● Directions for this task:
Your task is to repeat all of the data exactly while excluding the pictures.

● Data section:
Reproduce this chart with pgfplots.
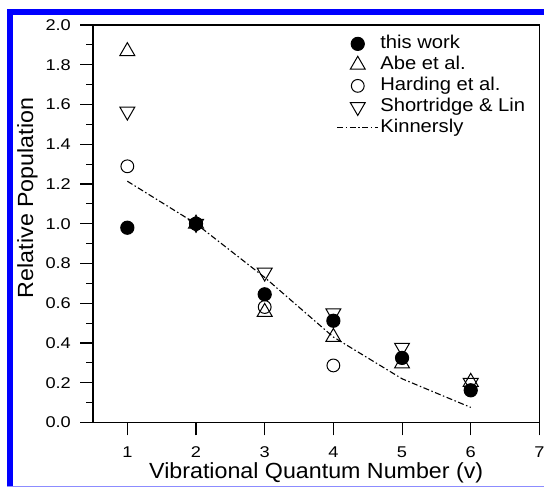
\documentclass[border=0pt]{standalone}
\usepackage{fontspec}
\setmainfont{Liberation Sans}
\newfontfamily\tickfont[FakeStretch=1.17]{Liberation Sans}
\newfontfamily\labfont[FakeStretch=1.06]{Liberation Sans}
\newfontfamily\legfont[FakeStretch=1.09]{Liberation Sans}
\usepackage{pgfplots}
\pgfplotsset{compat=1.18}
\definecolor{frameblue}{RGB}{0,0,255}
\definecolor{framelight}{RGB}{140,140,255}
\pgfplotsset{
  mk/.style={only marks, line width=1bp,
    legend image code/.code={\draw[mark repeat=2,mark phase=2,##1] plot coordinates {(0bp,0bp) (20.5bp,0bp) (41bp,0bp)};}},
  kinleg/.style={legend image code/.code={\draw[##1] (0bp,0bp) -- (41bp,0bp);}},
}

\begin{document}
\begin{tikzpicture}[x=1bp,y=1bp]
\path[use as bounding box] (0,0) rectangle (544,487);
% blue frame of the figure
\fill[frameblue] (7.3,0) rectangle (12.7,477.7);
\fill[frameblue] (7.3,472) rectangle (544,477.7);
\draw[framelight,line width=1bp] (7.3,0.8) -- (544,0.8);

\begin{axis}[
  at={(93bp,64.5bp)}, anchor=south west,
  scale only axis,
  width=446.4bp, height=397.5bp,
  xmin=0.5, xmax=7, ymin=0, ymax=2,
  xtick={1,...,7},
  ytick={0,0.2,...,2.0},
  minor y tick num=1,
  xtick pos=bottom, ytick pos=left,
  tick align=outside,
  major tick length=13bp, minor tick length=7bp,
  axis line style={line width=1.1bp},
  every tick/.style={black, line width=1.1bp},
  tick label style={font=\tickfont\fontsize{15.6}{15.6}\selectfont},
  /pgf/number format/assume math mode=true,
  yticklabel style={inner xsep=0pt, xshift=-9bp, /pgf/number format/.cd, fixed, fixed zerofill, precision=1},
  xticklabel style={inner ysep=0pt, yshift=-11.2bp},
  xlabel={Vibrational Quantum Number (v)},
  ylabel={Relative Population},
  label style={font=\labfont\fontsize{22}{22}\selectfont, inner sep=0pt},
  xlabel style={at={(axis description cs:0.5,-0.1421)}, anchor=base},
  ylabel style={at={(axis description cs:-0.1344,0.565)}, anchor=base},
  reverse legend,
  legend style={at={(axis description cs:0.5388,0.9844)}, anchor=north west,
    draw=none, fill=none, font=\legfont\fontsize{18.6}{18.6}\selectfont,
    nodes={inner xsep=1.5bp, inner ysep=1bp, text height=14.5bp, text depth=4.5bp},
    row sep=0pt, column sep=0pt},
  legend cell align=left,
]
% Kinnersly (drawn first, underneath)
\addplot[kinleg, black, line width=1.1bp, dash pattern=on 6bp off 2.5bp on 1.5bp off 2.5bp]
  coordinates {(1,1.214) (2,1.0) (3,0.73) (4,0.43) (5,0.22) (6,0.076)};
\addlegendentry{Kinnersly}
% Shortridge & Lin
\addplot[mk, black, mark=triangle, mark size=8.6bp, mark options={rotate=180}]
  coordinates {(1,1.565) (2,1.0) (3,0.755) (4,0.55) (5,0.377) (6,0.20)};
\addlegendentry{Shortridge \& Lin}
% Harding et al.
\addplot[mk, black, mark=o, mark size=6.4bp]
  coordinates {(1,1.289) (2,1.0) (3,0.581) (4,0.287)};
\addlegendentry{Harding et al.}
% Abe et al.
\addplot[mk, black, mark=triangle, mark size=8.6bp]
  coordinates {(1,1.868) (2,1.0) (3,0.556) (4,0.43) (5,0.296) (6,0.204)};
\addlegendentry{Abe et al.}
% this work (on top)
\addplot[mk, black, mark=*, mark size=6.6bp, mark options={fill=black}]
  coordinates {(1,0.98) (2,1.0) (3,0.645) (4,0.512) (5,0.325) (6,0.162)};
\addlegendentry{this work}
\end{axis}
\end{tikzpicture}
\end{document}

● Answer to this problem:
Reproduce this chart with pgfplots.
\documentclass[border=0pt]{standalone}
\usepackage{fontspec}
\setmainfont{Liberation Sans}
\newfontfamily\tickfont[FakeStretch=1.17]{Liberation Sans}
\newfontfamily\labfont[FakeStretch=1.06]{Liberation Sans}
\newfontfamily\legfont[FakeStretch=1.09]{Liberation Sans}
\usepackage{pgfplots}
\pgfplotsset{compat=1.18}
\definecolor{frameblue}{RGB}{0,0,255}
\definecolor{framelight}{RGB}{140,140,255}
\pgfplotsset{
  mk/.style={only marks, line width=1bp,
    legend image code/.code={\draw[mark repeat=2,mark phase=2,##1] plot coordinates {(0bp,0bp) (20.5bp,0bp) (41bp,0bp)};}},
  kinleg/.style={legend image code/.code={\draw[##1] (0bp,0bp) -- (41bp,0bp);}},
}

\begin{document}
\begin{tikzpicture}[x=1bp,y=1bp]
\path[use as bounding box] (0,0) rectangle (544,487);
% blue frame of the figure
\fill[frameblue] (7.3,0) rectangle (12.7,477.7);
\fill[frameblue] (7.3,472) rectangle (544,477.7);
\draw[framelight,line width=1bp] (7.3,0.8) -- (544,0.8);

\begin{axis}[
  at={(93bp,64.5bp)}, anchor=south west,
  scale only axis,
  width=446.4bp, height=397.5bp,
  xmin=0.5, xmax=7, ymin=0, ymax=2,
  xtick={1,...,7},
  ytick={0,0.2,...,2.0},
  minor y tick num=1,
  xtick pos=bottom, ytick pos=left,
  tick align=outside,
  major tick length=13bp, minor tick length=7bp,
  axis line style={line width=1.1bp},
  every tick/.style={black, line width=1.1bp},
  tick label style={font=\tickfont\fontsize{15.6}{15.6}\selectfont},
  /pgf/number format/assume math mode=true,
  yticklabel style={inner xsep=0pt, xshift=-9bp, /pgf/number format/.cd, fixed, fixed zerofill, precision=1},
  xticklabel style={inner ysep=0pt, yshift=-11.2bp},
  xlabel={Vibrational Quantum Number (v)},
  ylabel={Relative Population},
  label style={font=\labfont\fontsize{22}{22}\selectfont, inner sep=0pt},
  xlabel style={at={(axis description cs:0.5,-0.1421)}, anchor=base},
  ylabel style={at={(axis description cs:-0.1344,0.565)}, anchor=base},
  reverse legend,
  legend style={at={(axis description cs:0.5388,0.9844)}, anchor=north west,
    draw=none, fill=none, font=\legfont\fontsize{18.6}{18.6}\selectfont,
    nodes={inner xsep=1.5bp, inner ysep=1bp, text height=14.5bp, text depth=4.5bp},
    row sep=0pt, column sep=0pt},
  legend cell align=left,
]
% Kinnersly (drawn first, underneath)
\addplot[kinleg, black, line width=1.1bp, dash pattern=on 6bp off 2.5bp on 1.5bp off 2.5bp]
  coordinates {(1,1.214) (2,1.0) (3,0.73) (4,0.43) (5,0.22) (6,0.076)};
\addlegendentry{Kinnersly}
% Shortridge & Lin
\addplot[mk, black, mark=triangle, mark size=8.6bp, mark options={rotate=180}]
  coordinates {(1,1.565) (2,1.0) (3,0.755) (4,0.55) (5,0.377) (6,0.20)};
\addlegendentry{Shortridge \& Lin}
% Harding et al.
\addplot[mk, black, mark=o, mark size=6.4bp]
  coordinates {(1,1.289) (2,1.0) (3,0.581) (4,0.287)};
\addlegendentry{Harding et al.}
% Abe et al.
\addplot[mk, black, mark=triangle, mark size=8.6bp]
  coordinates {(1,1.868) (2,1.0) (3,0.556) (4,0.43) (5,0.296) (6,0.204)};
\addlegendentry{Abe et al.}
% this work (on top)
\addplot[mk, black, mark=*, mark size=6.6bp, mark options={fill=black}]
  coordinates {(1,0.98) (2,1.0) (3,0.645) (4,0.512) (5,0.325) (6,0.162)};
\addlegendentry{this work}
\end{axis}
\end{tikzpicture}
\end{document}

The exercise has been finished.